With the passage of the AIA, Section 102 was amended to state that a person would be entitled to a patent unless the claimed invention “was in public use, on sale, or otherwise available to the public” more than a year “before the effective filing date” of the application.[1] (Emphasis added). The addition of the italicized portion has led to speculation as to whether or not the sale has to be disclosed to the public in order to trigger the on-sale bar. Helsinn gives the Supreme Court the first opportunity to answer the question.
Helsinn entered into a confidential agreement with a third party for the marketing and distribution of Helsinn’s pharmaceutical product. The agreement, which did disclose patented subject matter, was executed well more than a year before Helsinn filed the patent applications that ultimately issued into the patents asserted against Teva. Teva challenged the validity of the patents, arguing the on-sale bar was triggered based upon the earlier private sale between Helsinn and the third party distributor. The Court of Appeals for the Federal Circuit agreed with Teva, finding that the private sale qualified as invalidating prior art. Helsinn subsequently appealed to the Supreme Court.
During oral arguments heard last month, counsel for Helsinn argued that the section 102 amendments made it clear that for a sale to invalidate a patent, the sale had to be made publicly. Helsinn pointed to the other public examples of prior art surrounding this portion of the statute, as well as made a distinction between “sale” (not found in the statute) and on sale (found in the statute), with the later implying availability to the public. Helsinn’s counsel went further and stated that the “or otherwise available to the public” was included as a catch-all phrase to eliminate any doubt to the interpretation.[2]
Counsel for Teva disagreed with Helsinn’s position, arguing that “on sale” has an establishing meaning as including all sales, public and private. Teva’s counsel went on further to state that the catch-all phrase wasn’t meant to change the meaning of on-sale, but to add a new category of invalidating art.
The Justices did not make it easy to determine how the Court will apply the on-sale bar. Chief Justice Roberts (“If something’s on sale, it doesn’t have to be on sale to everybody. It could be just I’m going to sell something to you”) and Justices Kavanaugh (“You don’t think it would have been easier to just change it directly” as opposed to having a catch-all phrase to imply availability) and Sotomayor (the amendment should have stated “on sale to the public”) all made statements indicating that the on-sale bar applies to all sales, private and public. However, Justices Alito (if on sale meant publicly and privately, and was written that way, then the catch all phrase otherwise available to the public “would be nonsense”) and Kagan had statements that leaned in the other direction. We will see how this turns out when the written opinion is issued, which we should expect sometime in June.

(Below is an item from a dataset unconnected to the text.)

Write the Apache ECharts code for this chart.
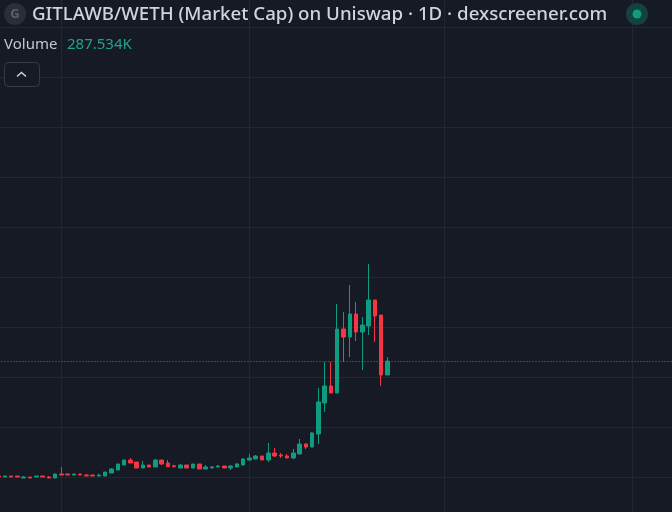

The takeaway is that there is a way to avoid being impacted regardless of the decision reached by the Supreme Court: filing patent applications covering any inventive concept before entering into agreements with third parties regarding the inventive concept.
Matthew Warenzak is a Partner in the Intellectual Property Practice of Smith, Gambrell & Russell, LLP. He is an experienced IP counsel, specializing in the enforcement and procurement of patents for his clients.
[1] 35 U.S.C. § 102(b(1) provides a one year grace period for disclosures made by the inventor himself.
[2] The Solicitor General also presented arguments in support of Helsinn’s position that the on-sale bar did not apply in this situation.